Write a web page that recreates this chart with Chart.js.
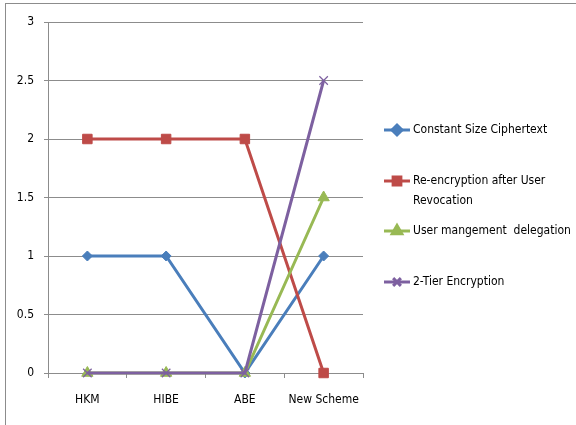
<!DOCTYPE html>
<html>
<head>
<meta charset="utf-8">
<script src="https://cdn.jsdelivr.net/npm/chart.js@4/dist/chart.umd.min.js"></script>
<style>
  html, body { margin: 0; padding: 0; background: #fff; }
  #wrap { width: 576px; height: 425px; position: relative; }
</style>
</head>
<body>
<div id="wrap"><canvas id="grafico" width="576" height="425"></canvas></div>
<script>
// datos
const categorias = ['HKM', 'HIBE', 'ABE', 'New Scheme'];
const nombresSeries = [
  'Constant Size Ciphertext',
  'Re-encryption after User Revocation',
  'User mangement  delegation',
  '2-Tier Encryption'
];
const tamanoConstante = [1, 1, 0, 1];
const reCifrado = [2, 2, 2, 0];
const delegacion = [0, 0, 0, 1.5];
const dosNiveles = [0, 0, 0, 2.5];
const ticksY = [0, 0.5, 1, 1.5, 2, 2.5, 3];

const colores = ['#4A7EBB', '#BE4B48', '#98B954', '#7D60A0'];
const marcadores = ['rectRot', 'rect', 'triangle', 'crossRot'];
const radios = [5, 6.7, 6.5, 6];
const fuente = "'Liberation Sans Narrow', 'DejaVu Sans Condensed', sans-serif";

const series = [tamanoConstante, reCifrado, delegacion, dosNiveles];

// borde exterior y leyenda dibujada a mano (para partir el texto en dos líneas)
const extras = {
  id: 'extras',
  beforeDraw(chart) {
    const c = chart.ctx;
    c.save();
    c.strokeStyle = '#8c8c8c';
    c.lineWidth = 1;
    c.strokeRect(5.5, 3.5, 700, 600);
    c.restore();
  },
  afterDraw(chart) {
    const c = chart.ctx;
    const filas = [130, 181, 231, 282];
    c.save();
    c.font = '12px ' + fuente;
    c.textBaseline = 'middle';
    chart.data.datasets.forEach(function (ds, i) {
      const y = filas[i];
      c.strokeStyle = ds.borderColor;
      c.lineWidth = 3;
      c.beginPath();
      c.moveTo(384, y);
      c.lineTo(410, y);
      c.stroke();
      Chart.helpers.drawPoint(c, {
        pointStyle: ds.pointStyle,
        radius: Math.min(ds.pointRadius, 5.5),
        borderWidth: ds.pointStyle === 'crossRot' ? 1.2 : 1
      }, 397, y);
      if (ds.pointStyle !== 'crossRot') {
        c.fillStyle = ds.borderColor;
        c.fill();
      }
      // partir el texto
      const palabras = ds.label.split(' ');
      const lineas = [];
      let actual = '';
      palabras.forEach(function (p) {
        const prueba = actual ? actual + ' ' + p : p;
        if (c.measureText(prueba).width > 158 && actual) {
          lineas.push(actual);
          actual = p;
        } else {
          actual = prueba;
        }
      });
      lineas.push(actual);
      c.fillStyle = '#000';
      lineas.forEach(function (l, k) {
        c.fillText(l, 413, y + k * 20);
      });
    });
    c.restore();
  }
};

const ctx = document.getElementById('grafico');
new Chart(ctx, {
  type: 'line',
  data: {
    labels: categorias,
    datasets: series.map(function (d, i) {
      return {
        label: nombresSeries[i],
        data: d,
        borderColor: colores[i],
        backgroundColor: colores[i],
        borderWidth: 3,
        pointStyle: marcadores[i],
        pointRadius: radios[i],
        pointBorderWidth: marcadores[i] === 'crossRot' ? 1.2 : 1,
        pointBorderColor: colores[i],
        pointBackgroundColor: colores[i],
        tension: 0,
        clip: false,
        order: 3 - i
      };
    })
  },
  options: {
    responsive: false,
    animation: false,
    devicePixelRatio: 1,
    layout: { padding: { left: 0, right: 213, top: 22, bottom: 0 } },
    plugins: {
      legend: { display: false },
      tooltip: { enabled: false }
    },
    scales: {
      x: {
        offset: true,
        grid: {
          offset: true,
          drawOnChartArea: false,
          drawTicks: true,
          tickLength: 5,
          color: '#8c8c8c'
        },
        border: { color: '#8c8c8c', width: 1 },
        ticks: {
          color: '#000',
          font: { family: fuente, size: 12 },
          padding: 15,
          maxRotation: 0
        },
        afterFit(scale) { scale.height = 52; }
      },
      y: {
        min: 0,
        max: 3,
        afterBuildTicks(scale) { scale.ticks = ticksY.map(function (v) { return { value: v }; }); },
        grid: {
          color: '#8c8c8c',
          tickLength: 4,
          drawTicks: true
        },
        border: { color: '#8c8c8c', width: 1 },
        ticks: {
          color: '#000',
          font: { family: fuente, size: 12 },
          padding: 10,
          callback: function (v) { return String(v); }
        },
        afterFit(scale) { scale.width = 48; }
      }
    }
  },
  plugins: [extras]
});
</script>
</body>
</html>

= = = = = = =

*Directions*: The lines from the top of the data above through the one holding "reCifrado, delegacion, dosNiveles];" are to be repeated exactly, and only those, with no pictures.

*Task response*:
Write a web page that recreates this chart with Chart.js.
<!DOCTYPE html>
<html>
<head>
<meta charset="utf-8">
<script src="https://cdn.jsdelivr.net/npm/chart.js@4/dist/chart.umd.min.js"></script>
<style>
  html, body { margin: 0; padding: 0; background: #fff; }
  #wrap { width: 576px; height: 425px; position: relative; }
</style>
</head>
<body>
<div id="wrap"><canvas id="grafico" width="576" height="425"></canvas></div>
<script>
// datos
const categorias = ['HKM', 'HIBE', 'ABE', 'New Scheme'];
const nombresSeries = [
  'Constant Size Ciphertext',
  'Re-encryption after User Revocation',
  'User mangement  delegation',
  '2-Tier Encryption'
];
const tamanoConstante = [1, 1, 0, 1];
const reCifrado = [2, 2, 2, 0];
const delegacion = [0, 0, 0, 1.5];
const dosNiveles = [0, 0, 0, 2.5];
const ticksY = [0, 0.5, 1, 1.5, 2, 2.5, 3];

const colores = ['#4A7EBB', '#BE4B48', '#98B954', '#7D60A0'];
const marcadores = ['rectRot', 'rect', 'triangle', 'crossRot'];
const radios = [5, 6.7, 6.5, 6];
const fuente = "'Liberation Sans Narrow', 'DejaVu Sans Condensed', sans-serif";

const series = [tamanoConstante, reCifrado, delegacion, dosNiveles];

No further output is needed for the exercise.